PROBLEM DESCRIPTION>
Repeat every record below exactly, but leave out any pictures.

PROVIDED RECORDS>
**********

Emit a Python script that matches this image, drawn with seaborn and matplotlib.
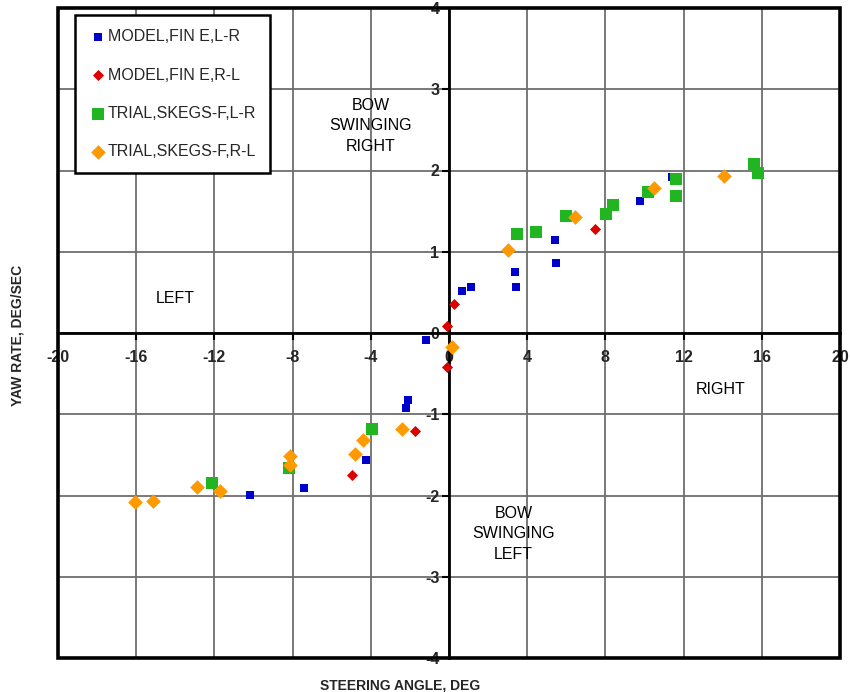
import matplotlib
matplotlib.use("Agg")
import matplotlib.pyplot as plt
import seaborn as sns
import pandas as pd
from matplotlib.patches import Rectangle

sns.set_theme(style="white")
plt.rcParams["font.family"] = ["Liberation Sans", "DejaVu Sans"]
plt.rcParams["axes.unicode_minus"] = False

# Steering angle (deg) vs yaw rate (deg/sec)
model_lr_x = [0.65, 1.14, 3.37, 3.44, 5.40, 5.48, 9.75, 11.40, -1.19, -2.08, -2.18, -4.22, -7.42, -10.16]
model_lr_y = [0.52, 0.57, 0.75, 0.57, 1.15, 0.865, 1.62, 1.92, -0.08, -0.82, -0.92, -1.56, -1.91, -1.99]

model_rl_x = [-0.09, 0.24, 7.49, -0.10, -1.74, -4.97]
model_rl_y = [0.09, 0.36, 1.28, -0.42, -1.20, -1.75]

trial_lr_x = [3.46, 4.46, 5.98, 8.04, 8.39, 10.18, 11.63, 11.63, 15.58, 15.83, -3.92, -8.17, -12.12]
trial_lr_y = [1.22, 1.24, 1.44, 1.47, 1.57, 1.74, 1.89, 1.69, 2.08, 1.97, -1.18, -1.66, -1.85]

trial_rl_x = [0.14, 3.03, 6.42, 10.47, 14.06, -2.42, -4.39, -4.80, -8.12, -8.12, -12.90, -11.70, -16.07, -15.13]
trial_rl_y = [-0.17, 1.02, 1.43, 1.78, 1.93, -1.18, -1.32, -1.49, -1.51, -1.62, -1.89, -1.95, -2.08, -2.07]

series_names = ["MODEL,FIN E,L-R", "MODEL,FIN E,R-L", "TRIAL,SKEGS-F,L-R", "TRIAL,SKEGS-F,R-L"]
series_x = [model_lr_x, model_rl_x, trial_lr_x, trial_rl_x]
series_y = [model_lr_y, model_rl_y, trial_lr_y, trial_rl_y]
colors = ["#0000CC", "#DD0000", "#22B522", "#FF9900"]
markers = ["s", "D", "s", "D"]
sizes = [40, 32, 80, 56]

x_ticks = [-20, -16, -12, -8, -4, 0, 4, 8, 12, 16, 20]
y_ticks = [-4, -3, -2, -1, 0, 1, 2, 3, 4]

fig = plt.figure(figsize=(8.5, 6.92), dpi=100)
ax = fig.add_axes([58 / 850, 1 - 658 / 692, 782 / 850, 650 / 692])

frames = []
for name, xs, ys in zip(series_names, series_x, series_y):
    frames.append(pd.DataFrame({"x": xs, "y": ys, "series": name}))
df = pd.concat(frames, ignore_index=True)

for name, c, m, s in zip(series_names, colors, markers, sizes):
    sub = df[df["series"] == name]
    sns.scatterplot(data=sub, x="x", y="y", ax=ax, color=c, marker=m, s=s,
                    linewidth=0, label=name, zorder=5)

ax.set_xlim(-20, 20)
ax.set_ylim(-4, 4)
ax.set_xticks(x_ticks)
ax.set_yticks(y_ticks)
ax.grid(True, color="#6e6e6e", linewidth=1.3, zorder=0)

# central axes through the origin
for side in ["top", "right"]:
    ax.spines[side].set_visible(False)
ax.spines["left"].set_position("zero")
ax.spines["bottom"].set_position("zero")
for side in ["left", "bottom"]:
    ax.spines[side].set_linewidth(2.0)
    ax.spines[side].set_color("black")
    ax.spines[side].set_zorder(3)

ax.tick_params(axis="both", which="major", direction="out", length=5, width=1.5,
               color="black", labelsize=11.5)
ax.tick_params(axis="x", bottom=True, pad=7)
ax.tick_params(axis="y", left=True, pad=2)
for lab in ax.get_xticklabels() + ax.get_yticklabels():
    lab.set_fontweight("bold")

# outer frame
ax.add_patch(Rectangle((0, 0), 1, 1, transform=ax.transAxes, fill=False,
                       edgecolor="black", linewidth=2.6, zorder=6, clip_on=False))

ax.set_xlabel("")
ax.set_ylabel("")
fig.text(400 / 850, 1 - 686 / 692, "STEERING ANGLE, DEG", ha="center", va="center",
         fontsize=10, fontweight="bold", fontstretch="condensed")
fig.text(18 / 850, 1 - 335 / 692, "YAW RATE, DEG/SEC", ha="center", va="center",
         rotation=90, fontsize=10, fontweight="bold", fontstretch="condensed")

txt_kw = dict(ha="center", va="center", fontsize=11.5, color="black", zorder=7)
ax.text(-4.0, 2.55, "BOW\nSWINGING\nRIGHT", linespacing=1.45, **txt_kw)
ax.text(-14.0, 0.43, "LEFT", **txt_kw)
ax.text(13.9, -0.70, "RIGHT", **txt_kw)
ax.text(3.3, -2.47, "BOW\nSWINGING\nLEFT", linespacing=1.45, **txt_kw)

leg = ax.legend(loc="upper left", bbox_to_anchor=(17 / 782, 1 - 7 / 650), fontsize=11.5,
                frameon=True, fancybox=False, framealpha=1, edgecolor="black",
                labelspacing=1.45, handletextpad=0.05, handlelength=1.1,
                borderpad=0.9, borderaxespad=0)
leg.get_frame().set_linewidth(1.8)
leg.set_zorder(8)

fig.savefig("out.png", dpi=100)
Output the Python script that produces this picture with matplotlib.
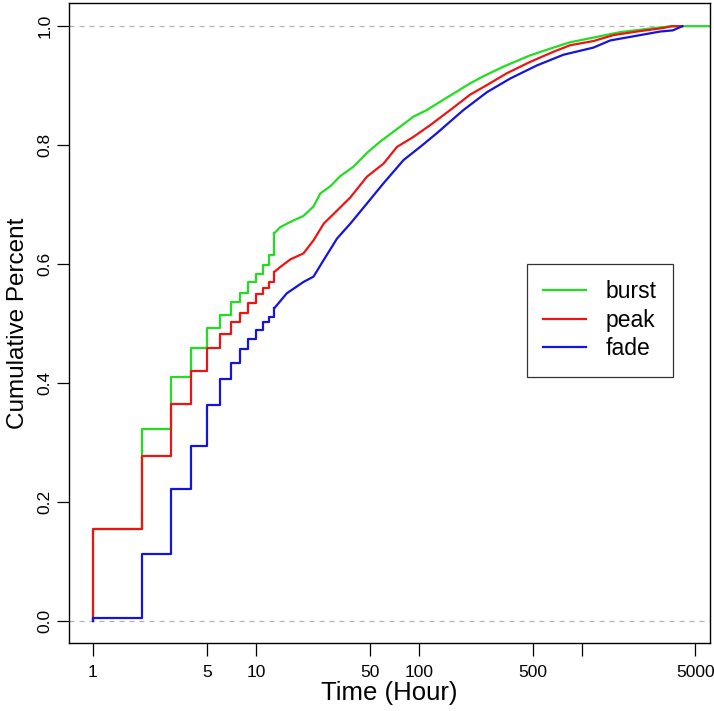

**********

REPLY TO THE TASK>
Emit a Python script that matches this image, drawn with seaborn and matplotlib.
import matplotlib
matplotlib.use("Agg")
import matplotlib.pyplot as plt
import seaborn as sns
import pandas as pd
from matplotlib.patches import Rectangle

sns.set_theme(style="white")
plt.rcParams["font.family"] = ["Liberation Sans", "DejaVu Sans"]
plt.rcParams["axes.unicode_minus"] = False

# Steering angle (deg) vs yaw rate (deg/sec)
model_lr_x = [0.65, 1.14, 3.37, 3.44, 5.40, 5.48, 9.75, 11.40, -1.19, -2.08, -2.18, -4.22, -7.42, -10.16]
model_lr_y = [0.52, 0.57, 0.75, 0.57, 1.15, 0.865, 1.62, 1.92, -0.08, -0.82, -0.92, -1.56, -1.91, -1.99]

model_rl_x = [-0.09, 0.24, 7.49, -0.10, -1.74, -4.97]
model_rl_y = [0.09, 0.36, 1.28, -0.42, -1.20, -1.75]

trial_lr_x = [3.46, 4.46, 5.98, 8.04, 8.39, 10.18, 11.63, 11.63, 15.58, 15.83, -3.92, -8.17, -12.12]
trial_lr_y = [1.22, 1.24, 1.44, 1.47, 1.57, 1.74, 1.89, 1.69, 2.08, 1.97, -1.18, -1.66, -1.85]

trial_rl_x = [0.14, 3.03, 6.42, 10.47, 14.06, -2.42, -4.39, -4.80, -8.12, -8.12, -12.90, -11.70, -16.07, -15.13]
trial_rl_y = [-0.17, 1.02, 1.43, 1.78, 1.93, -1.18, -1.32, -1.49, -1.51, -1.62, -1.89, -1.95, -2.08, -2.07]

series_names = ["MODEL,FIN E,L-R", "MODEL,FIN E,R-L", "TRIAL,SKEGS-F,L-R", "TRIAL,SKEGS-F,R-L"]
series_x = [model_lr_x, model_rl_x, trial_lr_x, trial_rl_x]
series_y = [model_lr_y, model_rl_y, trial_lr_y, trial_rl_y]
colors = ["#0000CC", "#DD0000", "#22B522", "#FF9900"]
markers = ["s", "D", "s", "D"]
sizes = [40, 32, 80, 56]

x_ticks = [-20, -16, -12, -8, -4, 0, 4, 8, 12, 16, 20]
y_ticks = [-4, -3, -2, -1, 0, 1, 2, 3, 4]

fig = plt.figure(figsize=(8.5, 6.92), dpi=100)
ax = fig.add_axes([58 / 850, 1 - 658 / 692, 782 / 850, 650 / 692])

frames = []
for name, xs, ys in zip(series_names, series_x, series_y):
    frames.append(pd.DataFrame({"x": xs, "y": ys, "series": name}))
df = pd.concat(frames, ignore_index=True)

for name, c, m, s in zip(series_names, colors, markers, sizes):
    sub = df[df["series"] == name]
    sns.scatterplot(data=sub, x="x", y="y", ax=ax, color=c, marker=m, s=s,
                    linewidth=0, label=name, zorder=5)

ax.set_xlim(-20, 20)
ax.set_ylim(-4, 4)
ax.set_xticks(x_ticks)
ax.set_yticks(y_ticks)
ax.grid(True, color="#6e6e6e", linewidth=1.3, zorder=0)

# central axes through the origin
for side in ["top", "right"]:
    ax.spines[side].set_visible(False)
ax.spines["left"].set_position("zero")
ax.spines["bottom"].set_position("zero")
for side in ["left", "bottom"]:
    ax.spines[side].set_linewidth(2.0)
    ax.spines[side].set_color("black")
    ax.spines[side].set_zorder(3)

ax.tick_params(axis="both", which="major", direction="out", length=5, width=1.5,
               color="black", labelsize=11.5)
ax.tick_params(axis="x", bottom=True, pad=7)
ax.tick_params(axis="y", left=True, pad=2)
for lab in ax.get_xticklabels() + ax.get_yticklabels():
    lab.set_fontweight("bold")

# outer frame
ax.add_patch(Rectangle((0, 0), 1, 1, transform=ax.transAxes, fill=False,
                       edgecolor="black", linewidth=2.6, zorder=6, clip_on=False))

ax.set_xlabel("")
ax.set_ylabel("")
fig.text(400 / 850, 1 - 686 / 692, "STEERING ANGLE, DEG", ha="center", va="center",
         fontsize=10, fontweight="bold", fontstretch="condensed")
fig.text(18 / 850, 1 - 335 / 692, "YAW RATE, DEG/SEC", ha="center", va="center",
         rotation=90, fontsize=10, fontweight="bold", fontstretch="condensed")

txt_kw = dict(ha="center", va="center", fontsize=11.5, color="black", zorder=7)
ax.text(-4.0, 2.55, "BOW\nSWINGING\nRIGHT", linespacing=1.45, **txt_kw)
ax.text(-14.0, 0.43, "LEFT", **txt_kw)
ax.text(13.9, -0.70, "RIGHT", **txt_kw)
ax.text(3.3, -2.47, "BOW\nSWINGING\nLEFT", linespacing=1.45, **txt_kw)

leg = ax.legend(loc="upper left", bbox_to_anchor=(17 / 782, 1 - 7 / 650), fontsize=11.5,
                frameon=True, fancybox=False, framealpha=1, edgecolor="black",
                labelspacing=1.45, handletextpad=0.05, handlelength=1.1,
                borderpad=0.9, borderaxespad=0)
leg.get_frame().set_linewidth(1.8)
leg.set_zorder(8)

fig.savefig("out.png", dpi=100)
Output the Python script that produces this picture with matplotlib.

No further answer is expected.